Bernheim established the associated Musique Spoliations in 2017 after realizing that the research and restitution of musical materials lagged behind the visual arts.

My interest in the looting of artworks had been stimulated by Le Musée disparu, a book by Hector Feliciano, but I was far from thinking that musicians had been plundered too. This was in 2016. I scoured the literature. Plenty of people had written about music under the Nazis, but there was nothing specifically about the looting of instruments and musical scores. No one seemed interested. Instruments for one, have been scrutinized very differently than works of art, say paintings for instance. Not to mention they are also more difficult to recover.

Unlike many works of art, it is difficult to trace the provenance of instruments. Setting aside the deficiency of research into discovering records, the Nazi-era documentation that is available for instruments and musical materials is partial and scarce. Take, for instance, the Sonderstab Musik. Unlike the other Sonderstab operations, the known records of this unit are more summation reports on operations, not the detailed information conducive to restitution. Additionally, many ERR records were destroyed during the war either deliberately by staff to cover their crimes, or accidentally in combat operations. Those captured by the Soviets in Silesia when ERR operations evacuated east from Berlin were most likely taken back to Russia. Without the means to establish the facts of the spoliation, an accurate provenance is difficult and so is therefore any potential restitution.


In postwar Europe, Allied restitution operations were mostly focused on works of art. "Looted instruments were soon forgotten. They weren't worth as much as a painting. They were harder to trace and to identify," says Bernheim. French officials in the late 1940s drew up a catalog of property removed from France. It noted 567 pianos and 728 instruments reported as missing by their owners, a significantly less number given that an estimated 8,000 pianos were confiscated during the M-Action. The Musique et Spoliations hopes to correct this lag "piece as much of that puzzle together as possible in due course" by "establishing and cross-reference such indices and such data bases as exist; to dig into archives and to raise awareness in scientific and musical circles; to support publication; and where relevant to help new restitution and provenance procedures." Furthermore, more must be done in the instrument market, which was experienced much less scrutiny and regulation than those dealing in the fine arts and continues to operate as part of the ongoing problem.

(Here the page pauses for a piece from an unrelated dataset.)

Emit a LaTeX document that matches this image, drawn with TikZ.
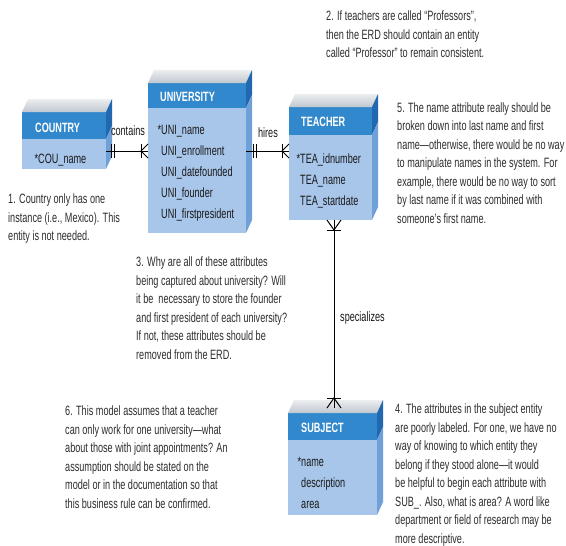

Warehouse filled with stacked vintage furniture, pianos, and chairs. The large space has high ceilings and a dim, industrial feel.
Confiscated pianos are stored among other belongings and furnishings removed from Jewish residences during the M-Action operations. Photo: Stadtarchiv Oberhausen

It is the hope of the Musique et Spoliations and other advocates for the research and recovery of the musical heritage of Europe displaced during the Nazi era, that it will be restored or at the very lease recognized on equal footing as the fine arts, in a step towards righting this outstanding injustice.